Diversifying Spatial-Temporal Perception for Video Domain Generalization

Authors: Kun-Yu Lin, Jia-Run Du, Yipeng Gao, Jiaming Zhou, Wei-Shi Zheng

NeurIPS 2023 | Conference PDF | Archive PDF | Plain Text | LLM Run Details

Reproducibility Variable Result LLM Response
Research Type Experimental Extensive experiments on three benchmarks of different types demonstrate the effectiveness and versatility of our approach.
Researcher Affiliation Academia 1School of Computer Science and Engineering, Sun Yat-sen University, China 2Key Laboratory of Machine Intelligence and Advanced Computing, Ministry of Education, China
Pseudocode No The paper does not contain structured pseudocode or algorithm blocks.
Open Source Code Yes The code is released at https://github.com/Kunyu Lin/STDN/.
Open Datasets Yes UCF-HMDB is the most widely used benchmark for cross-domain video classification [15, 18], which contains 3,809 videos of 12 overlapping sport categories shared by UCF101 [94] and HMDB51 [95]. EPIC-Kitchens-DG is a cross-scene egocentric action recognition benchmark, which consists of 10,094 videos across 8 egocentric action classes from three domains (scenes), following Munro et al. [49]. Jester-DG is a cross-domain hand gesture recognition benchmark.
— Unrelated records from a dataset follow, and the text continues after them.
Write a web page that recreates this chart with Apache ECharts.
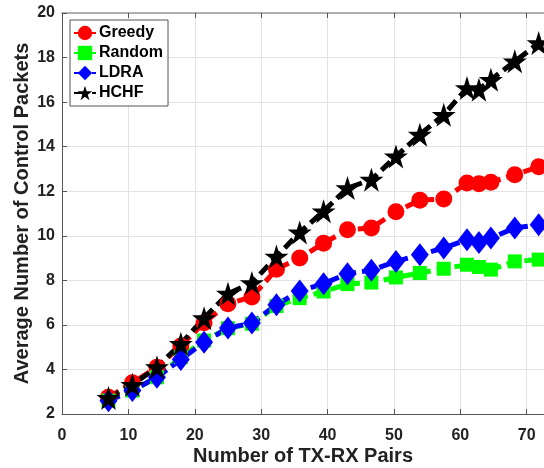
<!DOCTYPE html>
<html>
<head>
<meta charset="utf-8">
<script src="https://cdn.jsdelivr.net/npm/echarts@6/dist/echarts.min.js"></script>
<style>
html,body{margin:0;padding:0;background:#fff;}
#chart{width:544px;height:468px;}
</style>
</head>
<body>
<div id="chart"></div>
<script>
// Data
const pairs = [7, 10.6, 14.3, 17.9, 21.4, 25, 28.6, 32.3, 35.8, 39.4, 43, 46.6, 50.3, 53.9, 57.5, 61, 62.8, 64.6, 68.2, 71.8];
const greedy = [2.75, 3.4, 4.1, 5.05, 6.1, 6.95, 7.25, 8.5, 9.0, 9.67, 10.27, 10.35, 11.08, 11.6, 11.65, 12.37, 12.34, 12.4, 12.74, 13.1];
const random = [2.6, 3.05, 3.65, 4.55, 5.3, 5.85, 6.05, 6.85, 7.2, 7.5, 7.83, 7.9, 8.13, 8.33, 8.52, 8.7, 8.6, 8.48, 8.85, 8.93];
const ldra = [2.6, 3.05, 3.65, 4.45, 5.22, 5.86, 6.08, 6.9, 7.52, 7.85, 8.3, 8.45, 8.85, 9.15, 9.45, 9.82, 9.7, 9.9, 10.35, 10.5];
const hchf = [2.72, 3.31, 4.1, 5.15, 6.3, 7.4, 7.88, 9.07, 10.15, 11.1, 12.14, 12.52, 13.56, 14.54, 15.43, 16.63, 16.56, 17.0, 17.83, 18.65];
const seriesNames = ['Greedy', 'Random', 'LDRA', 'HCHF'];
const xTicks = [0, 10, 20, 30, 40, 50, 60, 70];
const yTicks = [2, 4, 6, 8, 10, 12, 14, 16, 18, 20];

const starPath = 'path://M50,0 L61.2,34.5 L97.6,34.5 L68.2,55.9 L79.4,90.5 L50,69.1 L20.6,90.5 L31.8,55.9 L2.4,34.5 L38.8,34.5 Z';
const font = 'Liberation Sans';

function mk(name, vals, color, symbol, size) {
  return {
    name: name,
    type: 'line',
    data: pairs.map((x, i) => [x, vals[i]]),
    symbol: symbol,
    symbolSize: size,
    showSymbol: true,
    lineStyle: { color: color, width: 5, type: [12, 6] },
    itemStyle: { color: color, borderWidth: 0 },
    animation: false
  };
}

const chart = echarts.init(document.getElementById('chart'), null, { renderer: 'canvas' });
chart.setOption({
  animation: false,
  backgroundColor: '#ffffff',
  textStyle: { fontFamily: font },
  grid: { left: 62, top: 13, right: 0, bottom: 54, containLabel: false, outerBoundsMode: 'none' },
  legend: {
    left: 70, top: 20,
    orient: 'vertical',
    data: seriesNames,
    itemWidth: 22, itemHeight: 18, itemGap: 4,
    padding: [5, 5, 5, 3],
    borderColor: '#555', borderWidth: 1, backgroundColor: '#fff',
    textStyle: { fontFamily: font, fontWeight: 'bold', fontSize: 16, color: '#000', padding: [0, 0, 0, -2] }
  },
  xAxis: [{
    type: 'value', min: 0, max: 72.6, interval: 10,
    name: 'Number of TX-RX Pairs', nameLocation: 'middle', nameGap: 32, nameMoveOverlap: false,
    nameTextStyle: { fontFamily: font, fontWeight: 'bold', fontSize: 20, color: '#222' },
    axisLine: { show: true, lineStyle: { color: '#555', width: 1 } },
    axisTick: { show: true, inside: true, length: 5, lineStyle: { color: '#555' } },
    axisLabel: { fontFamily: font, fontWeight: 'bold', fontSize: 16, color: '#222', margin: 14, showMaxLabel: false,
      formatter: v => xTicks.indexOf(v) >= 0 ? String(v) : '' },
    splitLine: { show: true, lineStyle: { color: '#e3e3e3', width: 1 } }
  }, {
    type: 'value', min: 0, max: 72.6, interval: 10, position: 'top',
    axisLine: { show: true, lineStyle: { color: '#999', width: 1.5 } },
    axisTick: { show: true, inside: true, length: 5, lineStyle: { color: '#555' } },
    axisLabel: { show: false },
    splitLine: { show: false }
  }],
  yAxis: {
    type: 'value', min: 2, max: 20, interval: 2,
    name: 'Average Number of Control Packets', nameLocation: 'middle', nameGap: 30, nameMoveOverlap: false,
    nameTextStyle: { fontFamily: font, fontWeight: 'bold', fontSize: 20, color: '#222' },
    axisLine: { show: true, lineStyle: { color: '#555', width: 1 } },
    axisTick: { show: true, inside: true, length: 5, lineStyle: { color: '#555' } },
    axisLabel: { fontFamily: font, fontWeight: 'bold', fontSize: 16, color: '#222', margin: 7,
      formatter: v => yTicks.indexOf(v) >= 0 ? String(v) : '' },
    splitLine: { show: true, lineStyle: { color: '#e3e3e3', width: 1 } }
  },
  series: [
    mk(seriesNames[0], greedy, '#ff0000', 'circle', 17),
    mk(seriesNames[1], random, '#00ff00', 'rect', 14),
    mk(seriesNames[2], ldra, '#0000ff', 'diamond', [18, 23]),
    mk(seriesNames[3], hchf, '#000000', starPath, 24)
  ]
});
</script>
</body>
</html>
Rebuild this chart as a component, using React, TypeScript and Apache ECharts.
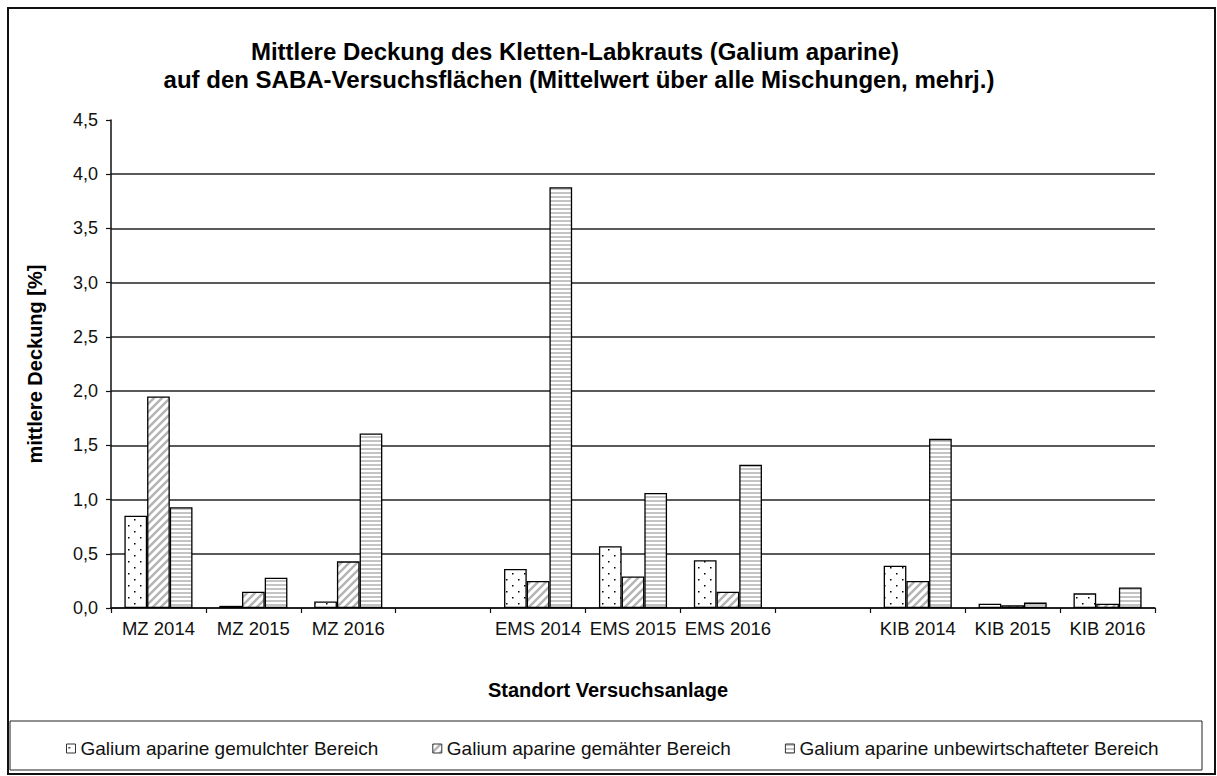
import React, { useEffect, useRef } from "react";
import * as echarts from "echarts";

const categories = ["MZ 2014", "MZ 2015", "MZ 2016", "", "EMS 2014", "EMS 2015", "EMS 2016", "", "KIB 2014", "KIB 2015", "KIB 2016"];
const mulched = [0.85, 0.02, 0.06, null, 0.36, 0.57, 0.44, null, 0.39, 0.04, 0.135];
const mown = [1.95, 0.15, 0.43, null, 0.25, 0.29, 0.15, null, 0.25, 0.025, 0.04];
const unmanaged = [0.93, 0.28, 1.61, null, 3.88, 1.06, 1.32, null, 1.56, 0.05, 0.19];
const seriesNames = [
  "Galium aparine gemulchter Bereich",
  "Galium aparine gemähter Bereich",
  "Galium aparine unbewirtschafteter Bereich",
];
const titleLines = [
  "Mittlere Deckung des Kletten-Labkrauts (Galium aparine)",
  "auf den SABA-Versuchsflächen (Mittelwert über alle Mischungen, mehrj.)",
];
const yAxisTitle = "mittlere Deckung [%]";
const xAxisTitle = "Standort Versuchsanlage";

const FONT = "'Liberation Sans', Arial, sans-serif";

function makeDots() {
  const c = document.createElement("canvas");
  c.width = 12; c.height = 12;
  const g = c.getContext("2d")!;
  g.fillStyle = "#fff"; g.fillRect(0, 0, 12, 12);
  g.fillStyle = "#000";
  g.fillRect(2, 3, 1.5, 1.5);
  g.fillRect(8, 9, 1.5, 1.5);
  return c;
}
function makeDiag() {
  const s = 8;
  const c = document.createElement("canvas");
  c.width = s; c.height = s;
  const g = c.getContext("2d")!;
  g.fillStyle = "#fff"; g.fillRect(0, 0, s, s);
  g.strokeStyle = "#b4b4b4"; g.lineWidth = 2.4;
  g.beginPath();
  g.moveTo(-2, s + 2); g.lineTo(s + 2, -2);
  g.moveTo(-2, 2); g.lineTo(2, -2);
  g.moveTo(s - 2, s + 2); g.lineTo(s + 2, s - 2);
  g.stroke();
  return c;
}
function makeStripes() {
  const c = document.createElement("canvas");
  c.width = 4; c.height = 4;
  const g = c.getContext("2d")!;
  g.fillStyle = "#fff"; g.fillRect(0, 0, 4, 4);
  g.fillStyle = "#c4c4c4"; g.fillRect(0, 0, 4, 2);
  return c;
}

export default function App() {
  const ref = useRef<HTMLDivElement>(null);
  useEffect(() => {
    const chart = echarts.init(ref.current!, null, { renderer: "svg" });
    const patterns = [makeDots(), makeDiag(), makeStripes()];
    const datas = [mulched, mown, unmanaged];
    chart.setOption({
      animation: false,
      backgroundColor: "#fff",
      textStyle: { fontFamily: FONT },
      grid: { left: 111, right: 62, top: 120, bottom: 168 },
      legend: {
        data: seriesNames,
        left: 61,
        top: 734,
        icon: "rect",
        itemWidth: 9,
        itemHeight: 9,
        itemGap: 54,
        textStyle: { fontSize: 19, color: "#111", fontFamily: FONT },
        itemStyle: { borderColor: "#333", borderWidth: 1 },
      },
      xAxis: {
        type: "category",
        data: categories,
        axisLine: { lineStyle: { color: "#111", width: 1.5 } },
        axisTick: { show: true, length: 5, lineStyle: { color: "#111", width: 1.2 } },
        axisLabel: { interval: 0, fontSize: 18.5, color: "#111", margin: 11, fontFamily: FONT },
        splitLine: { show: false },
      },
      yAxis: {
        type: "value",
        min: 0,
        max: 4.5,
        interval: 0.5,
        name: yAxisTitle,
        nameLocation: "middle",
        nameGap: 66,
        nameTextStyle: { fontSize: 20, fontWeight: "bold", color: "#000", fontFamily: FONT },
        axisLine: { show: true, lineStyle: { color: "#111", width: 1.5 } },
        axisTick: { show: true, length: 5, lineStyle: { color: "#111", width: 1.2 } },
        axisLabel: {
          fontSize: 18,
          color: "#111",
          margin: 13,
          fontFamily: FONT,
          formatter: (v: number) => v.toFixed(1).replace(".", ","),
        },
        splitLine: { show: true, showMaxLine: false, lineStyle: { color: "#222", width: 1.5 } },
      },
      series: seriesNames.map((name, i) => ({
        name,
        type: "bar",
        data: datas[i],
        barWidth: 22.7,
        barGap: "0%",
        itemStyle: {
          color: { image: patterns[i], repeat: "repeat" },
          borderColor: "#000",
          borderWidth: 1.3,
        },
      })),
      graphic: [
        {
          type: "rect",
          shape: { x: 8, y: 8, width: 1207, height: 766 },
          style: { fill: "none", stroke: "#111", lineWidth: 2 },
          silent: true,
        },
        {
          type: "rect",
          shape: { x: 10, y: 721, width: 1192, height: 49 },
          style: { fill: "none", stroke: "#222", lineWidth: 1 },
          silent: true,
        },
        {
          type: "text",
          x: 575,
          y: 51,
          style: {
            text: titleLines[0],
            fontSize: 24,
            fontWeight: "bold",
            fontFamily: FONT,
            fill: "#000",
            textAlign: "center",
            textVerticalAlign: "middle",
          },
        },
        {
          type: "text",
          x: 579,
          y: 79,
          style: {
            text: titleLines[1],
            fontSize: 24,
            fontWeight: "bold",
            fontFamily: FONT,
            fill: "#000",
            textAlign: "center",
            textVerticalAlign: "middle",
          },
        },
        {
          type: "text",
          x: 608,
          y: 690,
          style: {
            text: xAxisTitle,
            fontSize: 20,
            fontWeight: "bold",
            fontFamily: FONT,
            fill: "#000",
            textAlign: "center",
            textVerticalAlign: "middle",
          },
        },
      ],
    });
    return () => chart.dispose();
  }, []);
  return (
    <div
      ref={ref}
      style={{ position: "absolute", left: 0, top: 0, width: 1217, height: 776 }}
    />
  );
}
We select videos from the Jester dataset [97] and construct two domains following Pan et al. [19].
Dataset Splits Yes We split the source video set into training and validation sets following previous source validation protocols [25, 15], i.e., a reasonable in-domain model selection scheme for better generalization ability in unseen target domains.
Hardware Specification Yes All experiments are conducted by Py Torch [99] with four NVIDIA GTX 1080Ti GPUs.
Software Dependencies No The paper mentions 'Py Torch' but does not provide specific version numbers for software dependencies.
Experiment Setup Yes We take N = 5 frames for each video for temporal modeling. We set K = 4, τ = 0.5, Ds = 192 and Dt = 256. F( ) is a linear classifier and Frel( ) is an MLP classifier. All parameters are optimized using mini-batch SGD with a batch size of 32, a momentum of 0.9, a learning rate of 1e-3 and a weight decay of 5e-4. By default, the trade-off hyperparameters are set as λent = 0.1 and λrel = 0.5.